**DATASET SECTION**

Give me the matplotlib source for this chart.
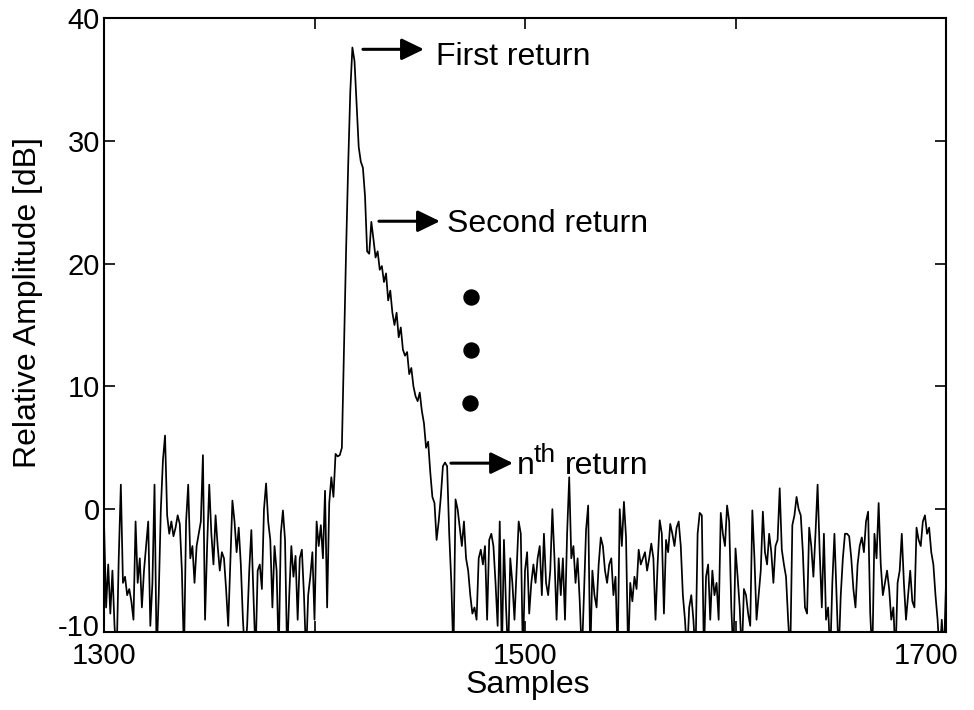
import numpy as np
import matplotlib
matplotlib.use("Agg")
import matplotlib.pyplot as plt
from matplotlib.transforms import ScaledTranslation

plt.rcParams['font.family'] = ['Liberation Sans', 'DejaVu Sans']

start_sample = 1300

# Noise before the echo (samples 1300..1413)
amp_pre = [
    -1, -8, -4.5, -8.5, -5, -9.5, -12, -4, 2, -6,
    -5.5, -7, -6.5, -7.5, -9, -1, -6, -4, -8, -5,
    -3, -1, -9.5, -6, 2, -12, -7, 0, 4, 6,
    -0.5, -2, -1, -2.2, -1.5, -0.5, -1.2, -5, -12, -1,
    2, -4, -3, -6, -3, -2, -1, 4.4, -9, -3,
    2, -2, -4.5, -0.5, -3, -5, -3.5, -4, -6.5, -9.5,
    -4.5, 0.7, -1, -3.5, -1.5, -4.5, -9, -12, -9.5, -5,
    -1.7, -7, -12, -5, -4.5, -6.5, 0, 2.1, -1, -2.5,
    -8, -3, -5, -12, -2, -0.1, -2.5, -12, -7, -3,
    -5.5, -3.8, -9, -4, -3.3, -7, -12, -7, -5.5, -3.5,
    -9, -1, -3, -1.3, -4, 1.5, -8, 0.5, 2.6, 1,
    4.5, 4.3, 4.4, 5,
]

# Echo: first return, decay, second ... nth return (samples 1414..1466)
amp_echo = [
    13, 21, 28, 34, 37.6, 36.5, 33, 29.5, 28.3, 27.8,
    25.5, 21, 20.8, 23.4, 22, 20.5, 21, 19.5, 19.8, 18.5,
    19.2, 17, 17.8, 16, 15, 16, 14, 14.8, 13, 12.5,
    12.8, 11, 11.5, 10, 9.2, 8.8, 9.5, 8, 7, 5,
    5.5, 3, 1, 0.5, -2.5, -1, 1, 3.5, 3.8, 3.5,
    -2, -6, -12,
]

# Noise after the echo (samples 1467..1700)
amp_post = [
    0.8, 0, -1.5, -3, -1, -4, -5, -7, -8.5, -8,
    -9, -4, -3.3, -4.5, -3, -9, -2.5, -2, -3, -6,
    -9.5, -1, -12, -2.5, -8, -12, -4, -6, -9, -5,
    -1, -2, -12, -5, -3.5, -8.5, -6, -4.5, -6, -4,
    -3, -7, -2, -6, -7, -5, 0, -4, -9, -4,
    -7, -4, -9, -2, 2.6, -4, -3, -6, -4, -7.5,
    -12, -7, -1.7, 0.3, -12, -5, -7, -8, -4.5, -2.3,
    -3, -5, -6, -4.5, -4, -7, -5.5, -12, 0, -3,
    0.6, -2.3, -12, -6, -7.5, -5.5, -6.5, -3.3, -4.5, -4,
    -3.5, -5, -4, -2.8, -4, -9, -4.5, -0.9, -2, -8.5,
    -2.5, -3.5, -1.2, -2, -3, -1.5, -1, -3, -7, -9,
    -12, -8, -7, -9, -12, -2, -0.3, -0.5, -12, -5.5,
    -4.5, -9, -5, -7, -6, -9, -0.3, -2, -3, 0.3,
    -1, -8, -12, -3.2, -5.5, -8, -12, -6.5, -7, -8.5,
    -9.5, -0.1, -4, -9, -7, -5, -0.2, -3.5, -4.5, -2,
    -3.5, -6, -3, -2.5, 1.7, -3.3, -4.5, -5.5, -9, -12,
    -1.3, -0.5, 1, 0, -0.5, -3.5, -8, -8.5, -1.5, -3,
    -5.5, -2, 2, -3.5, -8, -2, -9, -8, -12, -6,
    -2, -7, -12, -7, -4, -2, -2, -2.2, -4, -6.5,
    -8, -4.5, -3, -2.3, -3.5, -1, -0.2, -8.5, -12, -2,
    -4, 0.5, -4.5, -7, -6, -5, -6.5, -9, -8, -12,
    -6, -5, -2, -6, -9, -7, -5, -7.5, -8, -1.5,
    -2.5, -3, -1, -0.5, -2, -1.5, -3.5, -4.5, -7, -9,
    -12, -9, -12, -6,
]

amplitude = np.array(amp_pre + amp_echo + amp_post, dtype=float)
samples = start_sample + np.arange(len(amplitude))

x_ticks = [1300, 1400, 1500, 1600, 1700]
x_tick_labels = ['1300', '', '1500', '', '1700']
y_ticks = [-10, 0, 10, 20, 30, 40]
y_tick_labels = ['-10', '0', '10', '20', '30', '40']

# annotation anchors (data units)
first_arrow = ((1423, 37.45), (1452, 37.45))
second_arrow = ((1430.6, 23.45), (1459.6, 23.45))
nth_arrow = ((1464.8, 3.75), (1494.3, 3.75))
dots_x = [1474.3, 1474.3, 1474.0]
dots_y = [17.3, 13.0, 8.66]

fig = plt.figure(figsize=(9.74, 7.10), dpi=100)
ax = fig.add_axes([104 / 974, 78 / 710, 842 / 974, 614 / 710])

ax.plot(samples, amplitude, color='black', lw=1.25)
ax.set_xlim(1300, 1700)
ax.set_ylim(-10, 40)
ax.set_xticks(x_ticks)
ax.set_xticklabels(x_tick_labels)
ax.set_yticks(y_ticks)
ax.set_yticklabels(y_tick_labels)

for sp in ax.spines.values():
    sp.set_linewidth(1.5)
ax.tick_params(axis='both', direction='in', length=8, width=1.2,
               top=True, right=True, labelsize=21)
ax.tick_params(axis='x', pad=7)
ax.tick_params(axis='y', pad=3)

# MATLAB-like nudges of the edge tick labels
xlabels = ax.get_xticklabels()
xlabels[-1].set_transform(xlabels[-1].get_transform() +
                          ScaledTranslation(-0.2, 0, fig.dpi_scale_trans))
ylabels = ax.get_yticklabels()
ylabels[0].set_transform(ylabels[0].get_transform() +
                         ScaledTranslation(0, 0.07, fig.dpi_scale_trans))

ax.set_xlabel('Samples', fontsize=23)
ax.set_ylabel('Relative Amplitude [dB]', fontsize=23)
ax.xaxis.set_label_coords(0.5036, -0.062)
ax.yaxis.set_label_coords(-0.0725, 0.536)

arrowprops = dict(arrowstyle='-|>,head_length=0.68,head_width=0.33',
                  mutation_scale=20, lw=2.2, color='black',
                  shrinkA=0, shrinkB=0)
for tail, head in (first_arrow, second_arrow, nth_arrow):
    ax.annotate('', xy=head, xytext=tail, xycoords='data',
                textcoords='data', arrowprops=arrowprops)

ax.text(1457.7, 36.16, 'First return', fontsize=23, va='baseline', ha='left')
ax.text(1463.0, 22.56, 'Second return', fontsize=23, va='baseline', ha='left')
ax.text(1496.2, 2.85, 'n', fontsize=23, va='baseline', ha='left')
ax.text(1504.0, 3.85, 'th', fontsize=19, va='baseline', ha='left')
ax.text(1519.0, 2.85, 'return', fontsize=23, va='baseline', ha='left')

ax.plot(dots_x, dots_y, 'o', color='black', ms=10.8, ls='none')

fig.savefig('out.png', dpi=100)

**WRITTEN PROBLEM**
Using the material above, set down every line exactly, but skip the pictures.

**EXERCISE OUTPUT**
Give me the matplotlib source for this chart.
import numpy as np
import matplotlib
matplotlib.use("Agg")
import matplotlib.pyplot as plt
from matplotlib.transforms import ScaledTranslation

plt.rcParams['font.family'] = ['Liberation Sans', 'DejaVu Sans']

start_sample = 1300

# Noise before the echo (samples 1300..1413)
amp_pre = [
    -1, -8, -4.5, -8.5, -5, -9.5, -12, -4, 2, -6,
    -5.5, -7, -6.5, -7.5, -9, -1, -6, -4, -8, -5,
    -3, -1, -9.5, -6, 2, -12, -7, 0, 4, 6,
    -0.5, -2, -1, -2.2, -1.5, -0.5, -1.2, -5, -12, -1,
    2, -4, -3, -6, -3, -2, -1, 4.4, -9, -3,
    2, -2, -4.5, -0.5, -3, -5, -3.5, -4, -6.5, -9.5,
    -4.5, 0.7, -1, -3.5, -1.5, -4.5, -9, -12, -9.5, -5,
    -1.7, -7, -12, -5, -4.5, -6.5, 0, 2.1, -1, -2.5,
    -8, -3, -5, -12, -2, -0.1, -2.5, -12, -7, -3,
    -5.5, -3.8, -9, -4, -3.3, -7, -12, -7, -5.5, -3.5,
    -9, -1, -3, -1.3, -4, 1.5, -8, 0.5, 2.6, 1,
    4.5, 4.3, 4.4, 5,
]

# Echo: first return, decay, second ... nth return (samples 1414..1466)
amp_echo = [
    13, 21, 28, 34, 37.6, 36.5, 33, 29.5, 28.3, 27.8,
    25.5, 21, 20.8, 23.4, 22, 20.5, 21, 19.5, 19.8, 18.5,
    19.2, 17, 17.8, 16, 15, 16, 14, 14.8, 13, 12.5,
    12.8, 11, 11.5, 10, 9.2, 8.8, 9.5, 8, 7, 5,
    5.5, 3, 1, 0.5, -2.5, -1, 1, 3.5, 3.8, 3.5,
    -2, -6, -12,
]

# Noise after the echo (samples 1467..1700)
amp_post = [
    0.8, 0, -1.5, -3, -1, -4, -5, -7, -8.5, -8,
    -9, -4, -3.3, -4.5, -3, -9, -2.5, -2, -3, -6,
    -9.5, -1, -12, -2.5, -8, -12, -4, -6, -9, -5,
    -1, -2, -12, -5, -3.5, -8.5, -6, -4.5, -6, -4,
    -3, -7, -2, -6, -7, -5, 0, -4, -9, -4,
    -7, -4, -9, -2, 2.6, -4, -3, -6, -4, -7.5,
    -12, -7, -1.7, 0.3, -12, -5, -7, -8, -4.5, -2.3,
    -3, -5, -6, -4.5, -4, -7, -5.5, -12, 0, -3,
    0.6, -2.3, -12, -6, -7.5, -5.5, -6.5, -3.3, -4.5, -4,
    -3.5, -5, -4, -2.8, -4, -9, -4.5, -0.9, -2, -8.5,
    -2.5, -3.5, -1.2, -2, -3, -1.5, -1, -3, -7, -9,
    -12, -8, -7, -9, -12, -2, -0.3, -0.5, -12, -5.5,
    -4.5, -9, -5, -7, -6, -9, -0.3, -2, -3, 0.3,
    -1, -8, -12, -3.2, -5.5, -8, -12, -6.5, -7, -8.5,
    -9.5, -0.1, -4, -9, -7, -5, -0.2, -3.5, -4.5, -2,
    -3.5, -6, -3, -2.5, 1.7, -3.3, -4.5, -5.5, -9, -12,
    -1.3, -0.5, 1, 0, -0.5, -3.5, -8, -8.5, -1.5, -3,
    -5.5, -2, 2, -3.5, -8, -2, -9, -8, -12, -6,
    -2, -7, -12, -7, -4, -2, -2, -2.2, -4, -6.5,
    -8, -4.5, -3, -2.3, -3.5, -1, -0.2, -8.5, -12, -2,
    -4, 0.5, -4.5, -7, -6, -5, -6.5, -9, -8, -12,
    -6, -5, -2, -6, -9, -7, -5, -7.5, -8, -1.5,
    -2.5, -3, -1, -0.5, -2, -1.5, -3.5, -4.5, -7, -9,
    -12, -9, -12, -6,
]

amplitude = np.array(amp_pre + amp_echo + amp_post, dtype=float)
samples = start_sample + np.arange(len(amplitude))

x_ticks = [1300, 1400, 1500, 1600, 1700]
x_tick_labels = ['1300', '', '1500', '', '1700']
y_ticks = [-10, 0, 10, 20, 30, 40]
y_tick_labels = ['-10', '0', '10', '20', '30', '40']

# annotation anchors (data units)
first_arrow = ((1423, 37.45), (1452, 37.45))
second_arrow = ((1430.6, 23.45), (1459.6, 23.45))
nth_arrow = ((1464.8, 3.75), (1494.3, 3.75))
dots_x = [1474.3, 1474.3, 1474.0]
dots_y = [17.3, 13.0, 8.66]

fig = plt.figure(figsize=(9.74, 7.10), dpi=100)
ax = fig.add_axes([104 / 974, 78 / 710, 842 / 974, 614 / 710])

ax.plot(samples, amplitude, color='black', lw=1.25)
ax.set_xlim(1300, 1700)
ax.set_ylim(-10, 40)
ax.set_xticks(x_ticks)
ax.set_xticklabels(x_tick_labels)
ax.set_yticks(y_ticks)
ax.set_yticklabels(y_tick_labels)

for sp in ax.spines.values():
    sp.set_linewidth(1.5)
ax.tick_params(axis='both', direction='in', length=8, width=1.2,
               top=True, right=True, labelsize=21)
ax.tick_params(axis='x', pad=7)
ax.tick_params(axis='y', pad=3)

# MATLAB-like nudges of the edge tick labels
xlabels = ax.get_xticklabels()
xlabels[-1].set_transform(xlabels[-1].get_transform() +
                          ScaledTranslation(-0.2, 0, fig.dpi_scale_trans))
ylabels = ax.get_yticklabels()
ylabels[0].set_transform(ylabels[0].get_transform() +
                         ScaledTranslation(0, 0.07, fig.dpi_scale_trans))

ax.set_xlabel('Samples', fontsize=23)
ax.set_ylabel('Relative Amplitude [dB]', fontsize=23)
ax.xaxis.set_label_coords(0.5036, -0.062)
ax.yaxis.set_label_coords(-0.0725, 0.536)

arrowprops = dict(arrowstyle='-|>,head_length=0.68,head_width=0.33',
                  mutation_scale=20, lw=2.2, color='black',
                  shrinkA=0, shrinkB=0)
for tail, head in (first_arrow, second_arrow, nth_arrow):
    ax.annotate('', xy=head, xytext=tail, xycoords='data',
                textcoords='data', arrowprops=arrowprops)

ax.text(1457.7, 36.16, 'First return', fontsize=23, va='baseline', ha='left')
ax.text(1463.0, 22.56, 'Second return', fontsize=23, va='baseline', ha='left')
ax.text(1496.2, 2.85, 'n', fontsize=23, va='baseline', ha='left')
ax.text(1504.0, 3.85, 'th', fontsize=19, va='baseline', ha='left')
ax.text(1519.0, 2.85, 'return', fontsize=23, va='baseline', ha='left')

ax.plot(dots_x, dots_y, 'o', color='black', ms=10.8, ls='none')

fig.savefig('out.png', dpi=100)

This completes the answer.